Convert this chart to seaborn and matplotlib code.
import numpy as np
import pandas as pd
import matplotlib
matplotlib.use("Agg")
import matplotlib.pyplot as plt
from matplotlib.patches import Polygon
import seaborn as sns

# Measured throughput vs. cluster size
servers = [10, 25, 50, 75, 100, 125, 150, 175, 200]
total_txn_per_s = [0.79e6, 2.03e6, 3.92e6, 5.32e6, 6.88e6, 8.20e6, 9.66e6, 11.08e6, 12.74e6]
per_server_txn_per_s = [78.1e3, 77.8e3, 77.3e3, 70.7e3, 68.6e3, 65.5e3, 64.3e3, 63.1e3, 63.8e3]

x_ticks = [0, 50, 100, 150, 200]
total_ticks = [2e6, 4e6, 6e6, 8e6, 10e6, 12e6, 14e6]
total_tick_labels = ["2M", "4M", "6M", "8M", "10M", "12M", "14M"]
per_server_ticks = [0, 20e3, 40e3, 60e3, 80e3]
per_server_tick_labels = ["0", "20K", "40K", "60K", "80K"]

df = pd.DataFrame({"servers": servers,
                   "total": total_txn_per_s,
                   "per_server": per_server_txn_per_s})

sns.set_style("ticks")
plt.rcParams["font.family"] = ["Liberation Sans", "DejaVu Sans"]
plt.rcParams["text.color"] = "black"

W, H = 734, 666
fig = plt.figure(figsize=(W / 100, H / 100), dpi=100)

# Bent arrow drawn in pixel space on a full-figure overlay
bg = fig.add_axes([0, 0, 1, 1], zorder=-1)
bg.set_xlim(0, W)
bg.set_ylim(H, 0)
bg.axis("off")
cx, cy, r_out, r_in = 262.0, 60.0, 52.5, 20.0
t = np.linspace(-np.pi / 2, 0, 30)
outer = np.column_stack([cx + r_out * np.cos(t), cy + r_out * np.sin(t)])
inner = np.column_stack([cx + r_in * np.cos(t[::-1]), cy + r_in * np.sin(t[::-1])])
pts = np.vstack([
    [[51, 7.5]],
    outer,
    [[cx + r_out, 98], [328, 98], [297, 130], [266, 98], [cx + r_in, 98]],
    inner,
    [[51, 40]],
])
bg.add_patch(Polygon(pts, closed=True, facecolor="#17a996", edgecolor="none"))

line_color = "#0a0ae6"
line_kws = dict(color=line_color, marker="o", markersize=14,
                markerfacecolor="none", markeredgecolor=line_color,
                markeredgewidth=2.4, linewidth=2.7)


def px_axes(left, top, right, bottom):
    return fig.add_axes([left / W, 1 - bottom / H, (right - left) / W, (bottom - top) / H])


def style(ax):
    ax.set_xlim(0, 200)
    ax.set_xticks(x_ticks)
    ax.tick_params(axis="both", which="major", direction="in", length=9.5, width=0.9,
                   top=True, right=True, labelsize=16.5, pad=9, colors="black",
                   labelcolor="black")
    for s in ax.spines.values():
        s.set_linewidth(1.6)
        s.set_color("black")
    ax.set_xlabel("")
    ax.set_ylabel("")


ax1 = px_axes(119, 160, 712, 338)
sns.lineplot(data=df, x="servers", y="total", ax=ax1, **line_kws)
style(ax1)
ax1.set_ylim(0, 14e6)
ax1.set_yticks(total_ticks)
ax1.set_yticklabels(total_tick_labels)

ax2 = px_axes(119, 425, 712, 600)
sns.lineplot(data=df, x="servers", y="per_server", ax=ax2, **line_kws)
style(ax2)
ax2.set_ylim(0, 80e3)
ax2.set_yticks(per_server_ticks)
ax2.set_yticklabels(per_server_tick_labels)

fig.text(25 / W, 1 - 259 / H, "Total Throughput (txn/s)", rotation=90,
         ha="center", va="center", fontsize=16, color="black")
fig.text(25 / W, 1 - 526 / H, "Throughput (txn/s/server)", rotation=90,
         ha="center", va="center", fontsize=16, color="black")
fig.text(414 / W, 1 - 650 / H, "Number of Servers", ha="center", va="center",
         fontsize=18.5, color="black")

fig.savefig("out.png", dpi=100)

-- -- --

Emit, unaltered, the lines from the top of the listing down through the line that holds "import seaborn as sns"; emit nothing else.

Complete answer ::
Convert this chart to seaborn and matplotlib code.
import numpy as np
import pandas as pd
import matplotlib
matplotlib.use("Agg")
import matplotlib.pyplot as plt
from matplotlib.patches import Polygon
import seaborn as sns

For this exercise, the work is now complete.